As California desperately tries to balance its state budget and retain its status as America’s land of promise, at least one prominent expert and longtime Californian argues that there are new and different “growth corridors” for America aside from the West Coast.
Demographer Joel Kotkin listed the Gulf Coast as one of the four growth areas, the others being in the mountain West and the southeastern states along the Atlantic seaboard. No surprise in those two, although Kotkin is also high on the prospects of the states of the Great Plains, where costs of living are low. We might also note that a worldwide rise in “primary commodities” such as grain and other foods could also fuel a surprising growth in the Plains states.

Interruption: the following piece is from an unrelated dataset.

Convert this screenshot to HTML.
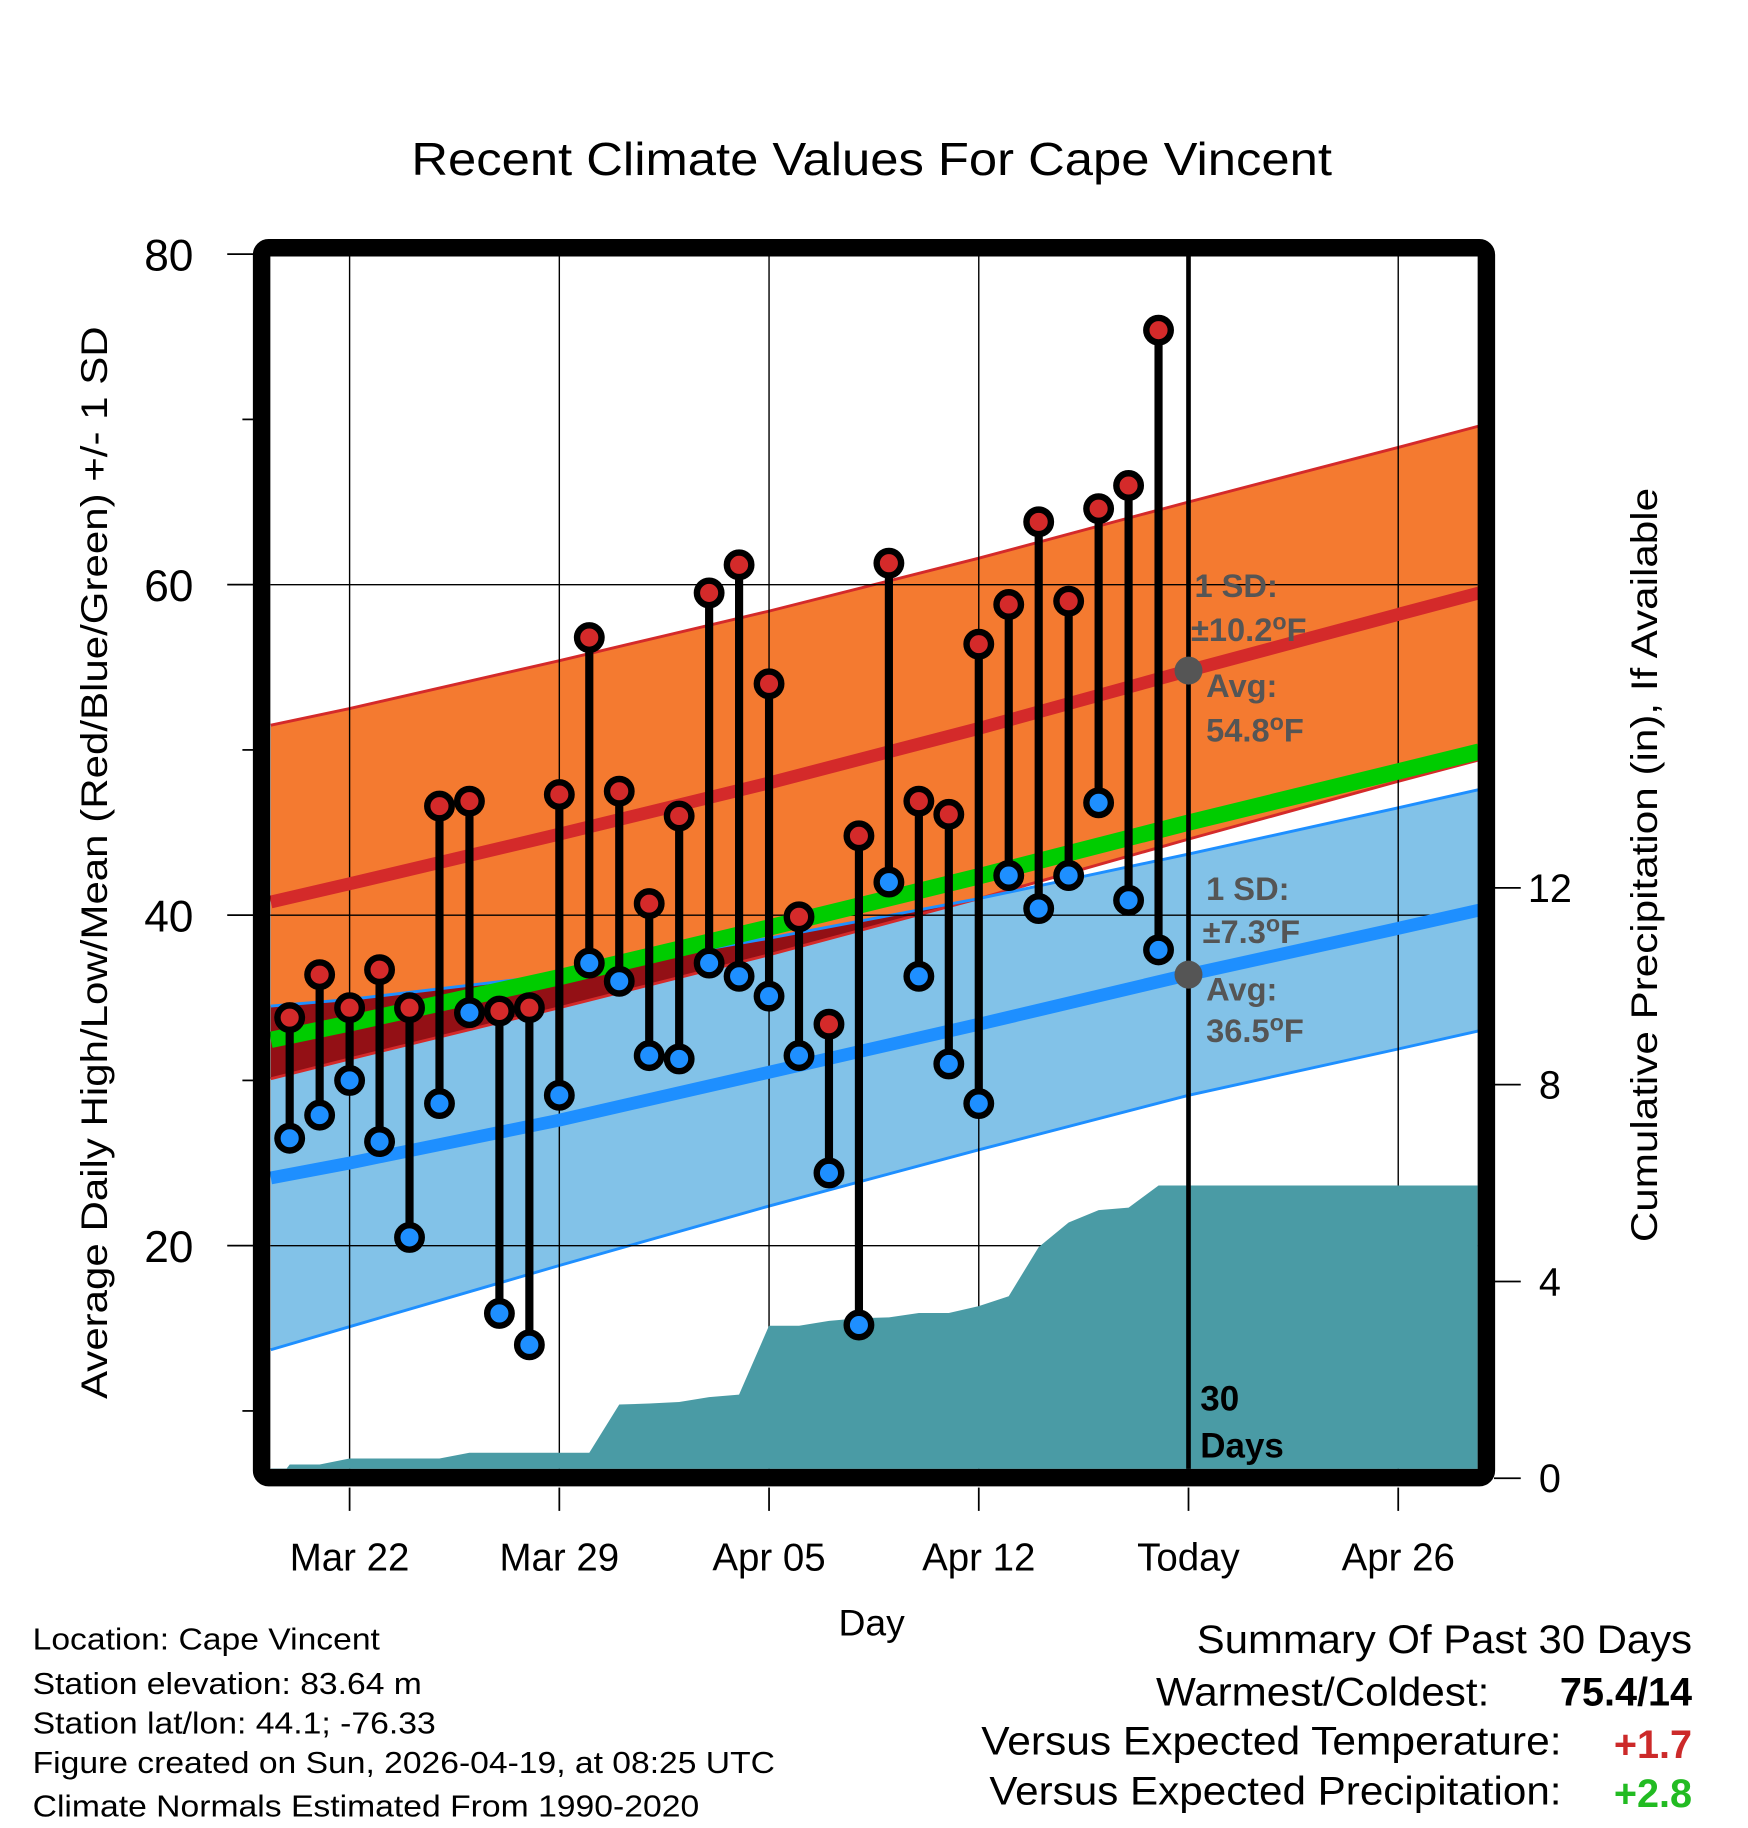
<!DOCTYPE html>
<html><head><meta charset="utf-8"><style>
html,body{margin:0;padding:0;background:#fff;}
svg{display:block;font-family:"Liberation Sans",sans-serif;}
</style></head><body>
<svg id="chart" width="1748" height="1828" viewBox="0 0 1500 1568" preserveAspectRatio="none" xmlns="http://www.w3.org/2000/svg">
<g id="bands"></g>
<g id="grid"></g>
<g id="precip"></g>
<g id="means"></g>
<g id="marks"></g>
<g id="axes"></g>
<text x="748" y="150" font-size="40" text-anchor="middle" textLength="790" lengthAdjust="spacingAndGlyphs">Recent Climate Values For Cape Vincent</text>
<text transform="translate(92,740) rotate(-90)" font-size="32" text-anchor="middle" textLength="920" lengthAdjust="spacingAndGlyphs">Average Daily High/Low/Mean (Red/Blue/Green) +/- 1 SD</text>
<text transform="translate(1422,742) rotate(-90)" font-size="32" text-anchor="middle" textLength="647" lengthAdjust="spacingAndGlyphs">Cumulative Precipitation (in), If Available</text>
<text x="748" y="1403" font-size="32" text-anchor="middle">Day</text>
<g font-size="28" font-weight="bold" fill="#555">
<text x="1025" y="512">1 SD:</text>
<text x="1022" y="550">±10.2<tspan dy="-10" font-size="20">o</tspan><tspan dy="10">F</tspan></text>
<text x="1035" y="598">Avg:</text>
<text x="1035" y="636">54.8<tspan dy="-10" font-size="20">o</tspan><tspan dy="10">F</tspan></text>
</g>
<g font-size="28" font-weight="bold" fill="#555">
<text x="1035" y="772">1 SD:</text>
<text x="1032" y="809">±7.3<tspan dy="-10" font-size="20">o</tspan><tspan dy="10">F</tspan></text>
<text x="1035" y="858">Avg:</text>
<text x="1035" y="894">36.5<tspan dy="-10" font-size="20">o</tspan><tspan dy="10">F</tspan></text>
</g>
<g font-size="30" font-weight="bold" fill="#000">
<text x="1030" y="1210">30</text>
<text x="1030" y="1250">Days</text>
</g>
<g font-size="26" fill="#000">
<text x="28" y="1415" textLength="298" lengthAdjust="spacingAndGlyphs">Location: Cape Vincent</text>
<text x="28" y="1453" textLength="334" lengthAdjust="spacingAndGlyphs">Station elevation: 83.64 m</text>
<text x="28" y="1487" textLength="346" lengthAdjust="spacingAndGlyphs">Station lat/lon: 44.1; -76.33</text>
<text x="28" y="1521" textLength="637" lengthAdjust="spacingAndGlyphs">Figure created on Sun, 2026-04-19, at 08:25 UTC</text>
<text x="28" y="1558" textLength="572" lengthAdjust="spacingAndGlyphs">Climate Normals Estimated From 1990-2020</text>
</g>
<g font-size="34" fill="#000">
<text x="1027" y="1418" textLength="425" lengthAdjust="spacingAndGlyphs">Summary Of Past 30 Days</text>
<text x="992" y="1463" textLength="286" lengthAdjust="spacingAndGlyphs">Warmest/Coldest:</text>
<text x="1452" y="1463" text-anchor="end" font-weight="bold">75.4/14</text>
<text x="842" y="1505" textLength="498" lengthAdjust="spacingAndGlyphs">Versus Expected Temperature:</text>
<text x="1452" y="1508" text-anchor="end" font-weight="bold" fill="#cc2a2a">+1.7</text>
<text x="849" y="1548" textLength="491" lengthAdjust="spacingAndGlyphs">Versus Expected Precipitation:</text>
<text x="1452" y="1550" text-anchor="end" font-weight="bold" fill="#22bb22">+2.8</text>
</g>
</svg>
<script>
// ---- data ----
const normDays = [-2.63, 0, 7, 14, 21, 28, 35, 37.7];
const normHigh = [40.8, 41.9, 44.9, 48.0, 51.3, 54.8, 58.2, 59.5];
const sdHigh = [10.7, 10.6, 10.5, 10.4, 10.3, 10.2, 10.1, 10.1];
const normLow = [24.1, 25.0, 27.6, 30.5, 33.4, 36.4, 39.2, 40.3];
const sdLow = [10.4, 9.9, 8.8, 8.1, 7.6, 7.3, 7.3, 7.3];
const highs = [33.8,36.4,34.4,36.7,34.4,46.6,46.9,34.2,34.4,47.3,56.8,47.5,40.7,46.0,59.5,61.2,54.0,39.9,33.4,44.8,61.3,46.9,46.1,56.4,58.8,63.8,59.0,64.6,66.0,75.4];
const lows = [26.5,27.9,30.0,26.3,20.5,28.6,34.1,15.9,14.0,29.1,37.1,36.0,31.5,31.3,37.1,36.3,35.1,31.5,24.4,15.2,42.0,36.3,31.0,28.6,42.4,40.4,42.4,46.8,40.9,37.9];
const precip = [0.28,0.28,0.4,0.4,0.4,0.4,0.52,0.52,0.52,0.52,0.52,1.5,1.52,1.55,1.65,1.7,3.1,3.1,3.2,3.25,3.27,3.36,3.36,3.5,3.7,4.7,5.2,5.45,5.5,5.95];
const firstDay = -2; // first observation: Mar 20 (days from Mar 22)
const dateLabels = ["Mar 22","Mar 29","Apr 05","Apr 12","Today","Apr 26"];
const dateDays = [0,7,14,21,28,35];
const tempTicks = [80,60,40,20];
const tempMinor = [70,50,30,10];
const precipTicks = [0,4,8,12];

// ---- scales ----
const X0=232,X1=1268,Y0=220,Y1=1260;
const xS = d => 300 + d*25.71;
const yT = t => 218 + (80-t)*14.175;
const yP = p => 1268 - p*42.2;
const NS='http://www.w3.org/2000/svg';
function mk(tag, parent, attrs){const e=document.createElementNS(NS,tag);for(const k in attrs)e.setAttribute(k,attrs[k]);parent.appendChild(e);return e;}
const $=id=>document.getElementById(id);

function ptsFrom(arr){return normDays.map((d,i)=>xS(d).toFixed(1)+','+yT(arr[i]).toFixed(1));}
const hUp=normHigh.map((v,i)=>v+sdHigh[i]), hDn=normHigh.map((v,i)=>v-sdHigh[i]);
const lUp=normLow.map((v,i)=>v+sdLow[i]), lDn=normLow.map((v,i)=>v-sdLow[i]);
const mean=normHigh.map((v,i)=>(v+normLow[i])/2);

const bands=$('bands');
let e;
e=mk('polygon',bands,{points:ptsFrom(hUp).concat(ptsFrom(hDn).reverse()).join(' '),fill:'#f47a30'});


e=mk('polygon',bands,{points:ptsFrom(lUp).concat(ptsFrom(lDn).reverse()).join(' '),fill:'#82c2e8'});


// overlap region: between lUp (top) and hDn (bottom) where hDn < lUp
const ovTop=lUp, ovBot=hDn.map((v,i)=>Math.min(v,lUp[i]));
e=mk('polygon',bands,{points:ptsFrom(ovTop).concat(ptsFrom(ovBot).reverse()).join(' '),fill:'#931015'});


[[hUp,'#d42a2a','high-upper-edge'],[hDn,'#d42a2a','high-lower-edge'],[lUp,'#1e8fff','low-upper-edge'],[lDn,'#1e8fff','low-lower-edge']].forEach(a=>{
  e=mk('polyline',bands,{points:ptsFrom(a[0]).join(' '),fill:'none',stroke:a[1],'stroke-width':2.5});
  
  
});

// grid
const grid=$('grid');
dateDays.forEach(d=>{e=mk('line',grid,{x1:xS(d),x2:xS(d),y1:Y0,y2:Y1,stroke:'#000','stroke-width':1.2});
  
  });
tempTicks.forEach(t=>{e=mk('line',grid,{x1:X0,x2:X1,y1:yT(t),y2:yT(t),stroke:'#000','stroke-width':1.2});
  
  });

// precip
let pp=[xS(firstDay-0.63).toFixed(1)+','+Y1, xS(firstDay-0.63).toFixed(1)+','+yP(0.2).toFixed(1), xS(firstDay-0.1).toFixed(1)+','+yP(0.2).toFixed(1)];
precip.forEach((p,i)=>pp.push(xS(firstDay+i).toFixed(1)+','+yP(p).toFixed(1)));
pp.push(X1+','+yP(precip[precip.length-1]).toFixed(1));
pp.push(X1+','+Y1);
e=mk('polygon',$('precip'),{points:pp.join(' '),fill:'#4a9ba5'});



// means
const means=$('means');
[[mean,'#00cc00',14,'mean-normal-line'],[normHigh,'#d42a2a',11,'high-normal-line'],[normLow,'#1e8fff',11,'low-normal-line']].forEach(a=>{
  e=mk('polyline',means,{points:ptsFrom(a[0]).join(' '),fill:'none',stroke:a[1],'stroke-width':a[2]});
  
  
});

// today line
const todayX=xS(28);
e=mk('line',means,{x1:todayX,x2:todayX,y1:Y0,y2:Y1,stroke:'#000','stroke-width':4});



// marks
const marks=$('marks');
highs.forEach((h,i)=>{
  const x=xS(firstDay+i);
  e=mk('line',marks,{x1:x,x2:x,y1:yT(h),y2:yT(lows[i]),stroke:'#000','stroke-width':7});
  
  
});
highs.forEach((h,i)=>{
  const x=xS(firstDay+i);
  e=mk('circle',marks,{cx:x,cy:yT(h),r:10.5,fill:'#d42a2a',stroke:'#000','stroke-width':5.5});
  
  
  e=mk('circle',marks,{cx:x,cy:yT(lows[i]),r:10.5,fill:'#1e8fff',stroke:'#000','stroke-width':5.5});
  
  
});
e=mk('circle',marks,{cx:todayX,cy:yT(normHigh[5]),r:12,fill:'#555'});


e=mk('circle',marks,{cx:todayX,cy:yT(normLow[5]),r:12,fill:'#555'});



// axes
const axes=$('axes');
e=mk('rect',axes,{x:224.5,y:212.5,width:1051,height:1055,fill:'none',stroke:'#000','stroke-width':15,rx:6});


tempTicks.forEach(t=>{
  e=mk('line',axes,{x1:195,x2:218,y1:yT(t),y2:yT(t),stroke:'#000','stroke-width':1.5});
  
  
  e=mk('text',axes,{x:166,y:yT(t)+14,'font-size':38,'text-anchor':'end'});
  e.textContent=t;
  
  
});
tempMinor.forEach(t=>{
  e=mk('line',axes,{x1:208,x2:218,y1:yT(t),y2:yT(t),stroke:'#000','stroke-width':1.5});
  
  
});
precipTicks.forEach(p=>{
  e=mk('line',axes,{x1:1282,x2:1305,y1:yP(p),y2:yP(p),stroke:'#000','stroke-width':1.5});
  
  
  e=mk('text',axes,{x:1330,y:yP(p)+12,'font-size':34,'text-anchor':'middle'});
  e.textContent=p;
  
  
});
dateDays.forEach((d,i)=>{
  e=mk('line',axes,{x1:xS(d),x2:xS(d),y1:1276,y2:1296,stroke:'#000','stroke-width':1.5});
  
  
  e=mk('text',axes,{x:xS(d),y:1347,'font-size':33,'text-anchor':'middle'});
  e.textContent=dateLabels[i];
  
  
});
</script>
</body></html>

The huge economic impact of Texas, with relatively low taxes and a strong work ethic, drives growth there, although tech growth is centered in Austin. That city long ago eclipsed Baton Rouge, which many would argue had better prospects in 1970 than its neighboring state capital.
Still, some of the economic drivers of Texas are also present in Louisiana and its Mississippi Delta neighbors, including oil and natural gas.
Kotkin also put his finger on a nonresource industry: “New Orleans is supposedly going to pass New York as the second-largest film center. They have great incentives, and New Orleans is the best bargain for urban living in the United States.”
“It’s got great food, great music, and it’s inexpensive,” Kotkin said.
Compared to California, dirt cheap, really.
His praise of the Crescent City in the Journal is good news for Louisiana’s efforts to promote a still-difficult comeback from the 2005 hurricane years of Katrina and Rita. And while Baton Rouge and Lafayette were the bigger growth drivers before the storms of 2005, the comeback of New Orleans — as well as film and other diversified industries in Shreveport — is good news for the entire state.